Kid Face, the third full-length album from Samantha Crain (Ramseur Records, February 19, 2013), is a revelatory song cycle as expansive as the wide-open spaces of the 26-year-old artist’s native Oklahoma, and as intimate as a conspiratorial whisper. Recorded and mixed in just eight days in the San Francisco studio of producer John Vanderslice (the Mountain Goats, Spoon), this wildly original album stands as the definitive statement thus far from an uncommonly insightful, fearlessly honest young singer/songwriter.
The most apparent thematic thread running through the album is restlessness. The first-person narrators of these 11 songs are in constant motion, as they feel the tug of the far horizon or the need to escape from their present circumstances, ruminating about what may lie ahead and what they’re leaving behind—roots, family, a lover.
Crain introduces the notion of covering ground in the opening song, the propulsive, fiddle-accented “Never Going Back,” and continues it on the following “Taught to Lie,” a minor-key confessional whose nomadic protagonist has “tried to move around, spent a while in Oregon/Then back to Oklahoma, ran around and had some fun.” Subsequently, this compulsive urge to keep moving pulses through the gossamer traditional folk of “Paint” (“I’m trying not to disappear/Into the shadows…”), the hushed piano ballad “The Pattern Has Changed” (“Changing my clothes though they’re the only thing I own now/Coming off the road though it’s the only way I know how…”), the incandescent title song (“Wrong light, driving on a low hung night/The border is just in sight, I can hear it hum…”) and the dark, smoldering “Sand Paintings,” which bears more than a trace of Crain’s “most constant” inspiration, Neil Young (“It’s the lightning hit the tower, all my westward driving hours/Please know my name…”).
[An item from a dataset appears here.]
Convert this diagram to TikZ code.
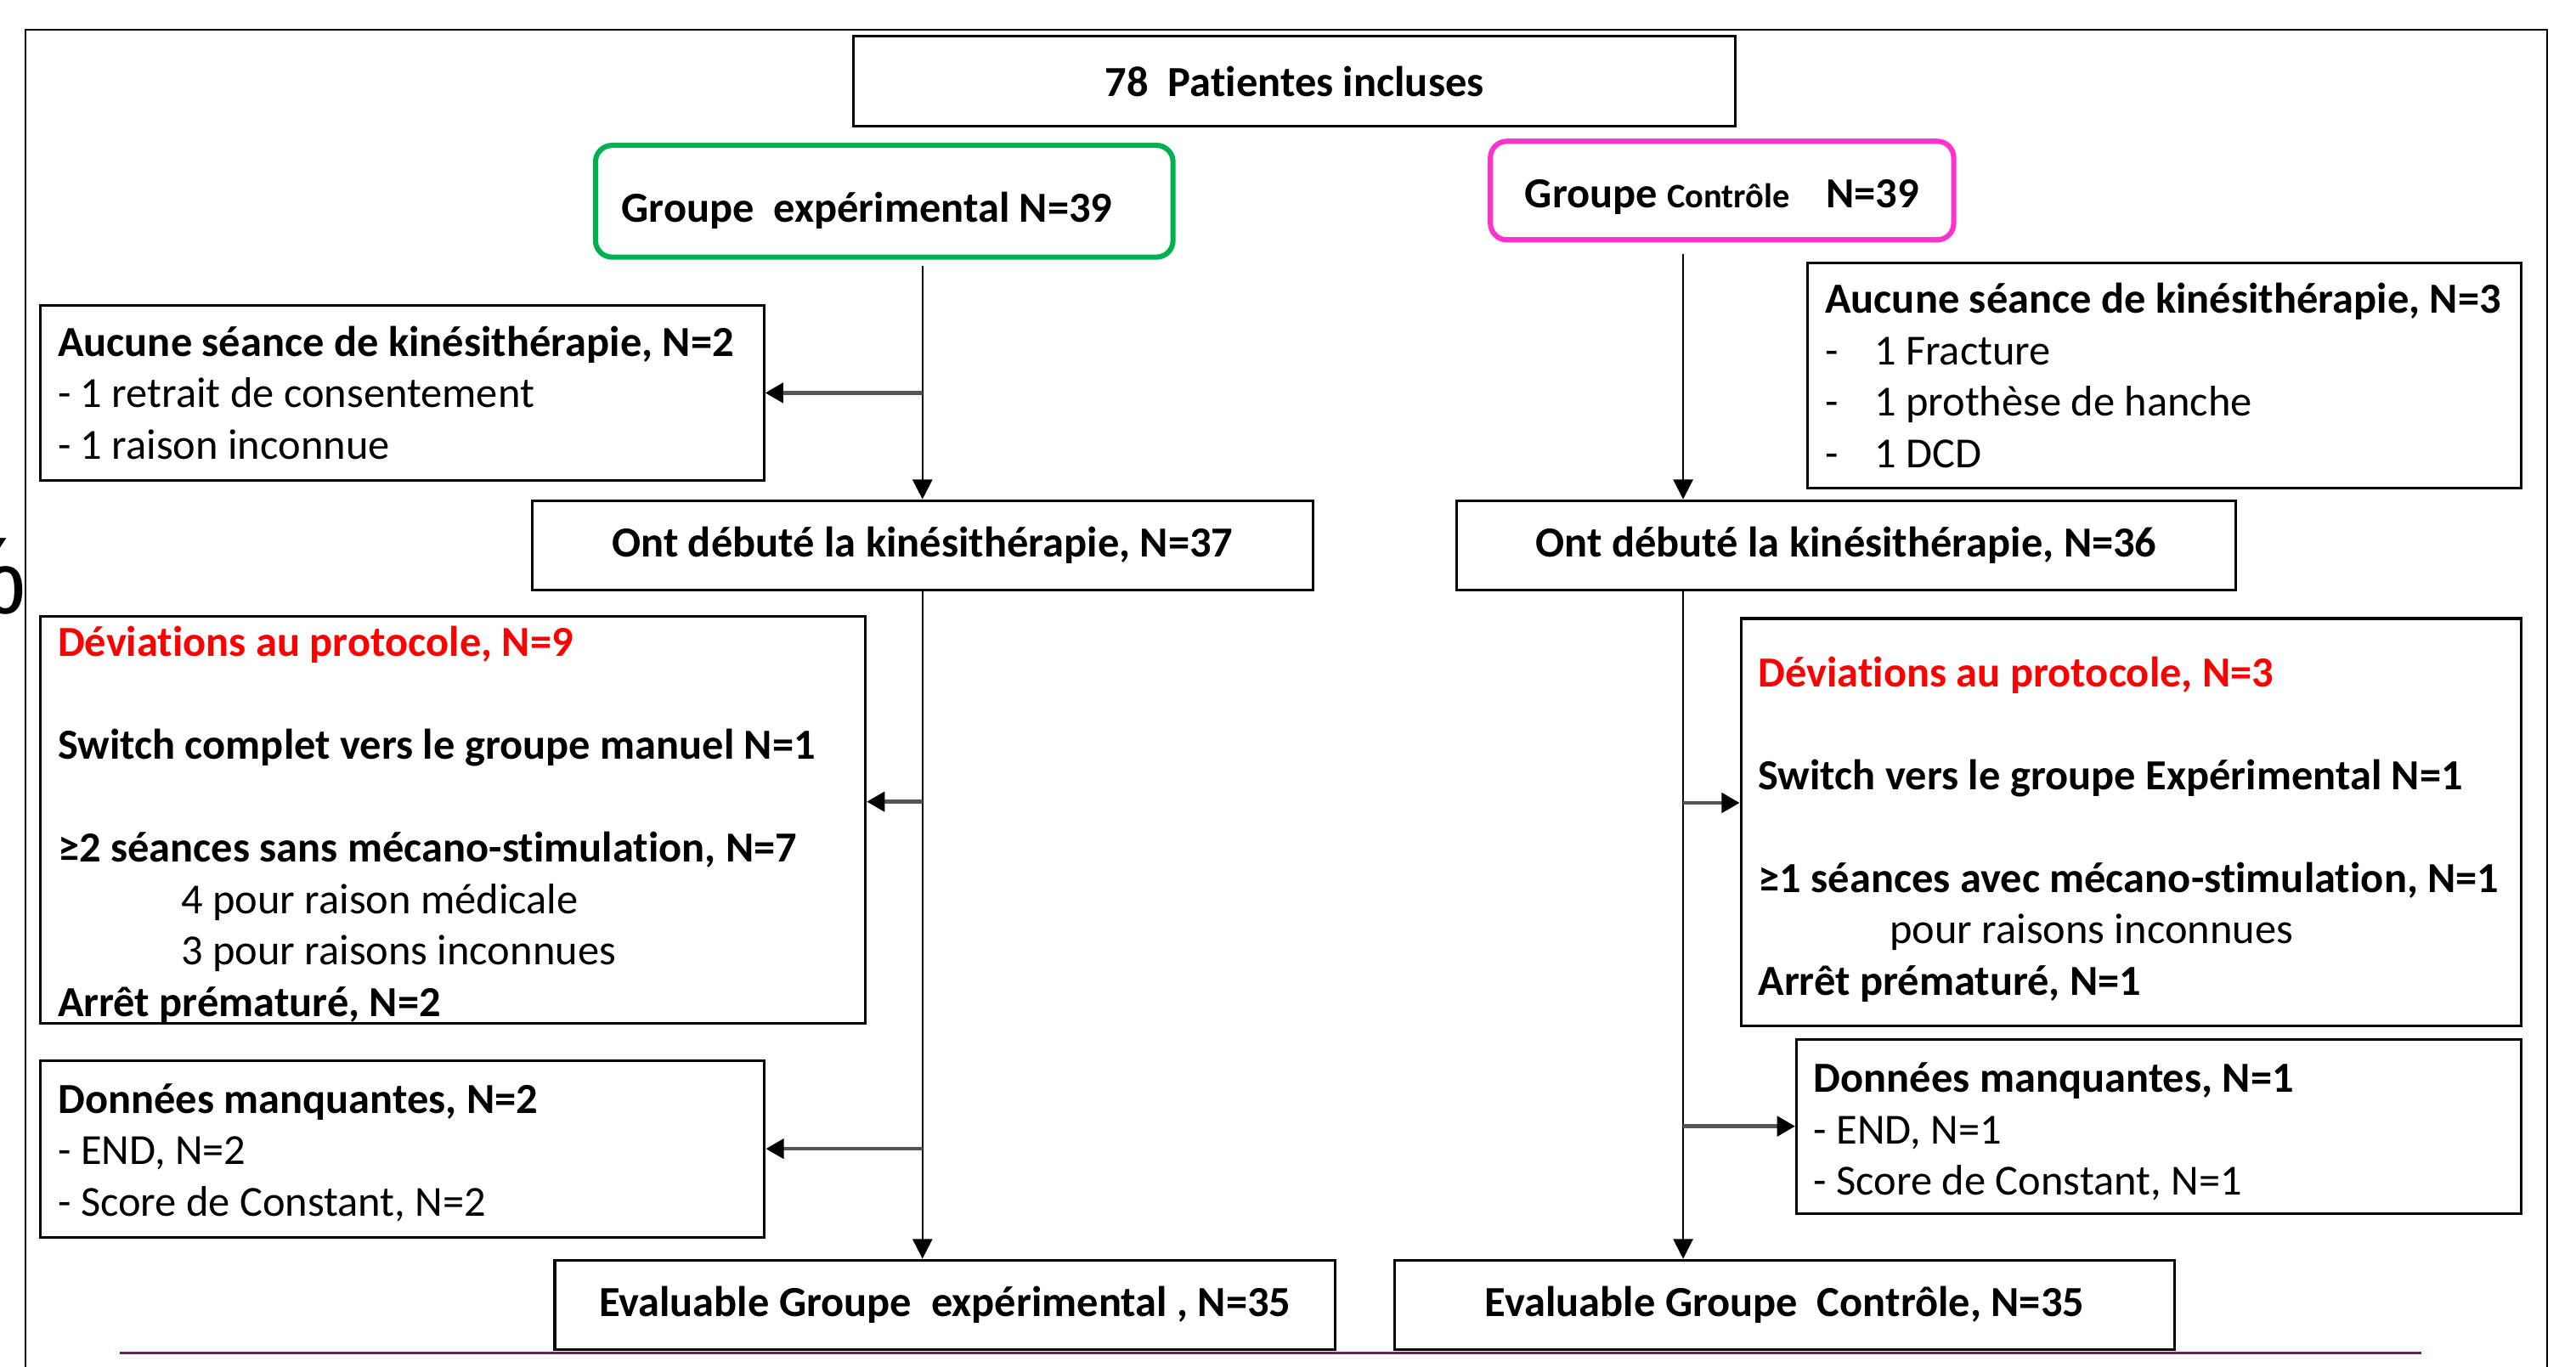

In the closing “We’ve Been Found,” which turns on the preternatural purity of Crain’s voice, a prodigal daughter makes her return. “I flew home before Christmas,” she sings. “She was gone, I know she misses/All of us, what if I had stayed?”
When asked about the impulse behind this prevailing theme, Crain explains, “The common element of these songs is me; I’m the narrator of all of them. This is the first record of mine that’s completely autobiographical. It’s the most personal record I’ve written, a musical journal of my experiences—things that have happened to me as I traveled and my thoughts about specific situations. In the past, I resisted writing about myself because I was ashamed of how normal I was.” She punctuates this admission with a quick laugh. “So I wrote about the people I met in my travels. But having done this for a few years, I’ve gained confidence, and this time I wanted to tap into the feeling of getting older and knowing more about myself. I think that makes the new record more relatable, more blue-collar.”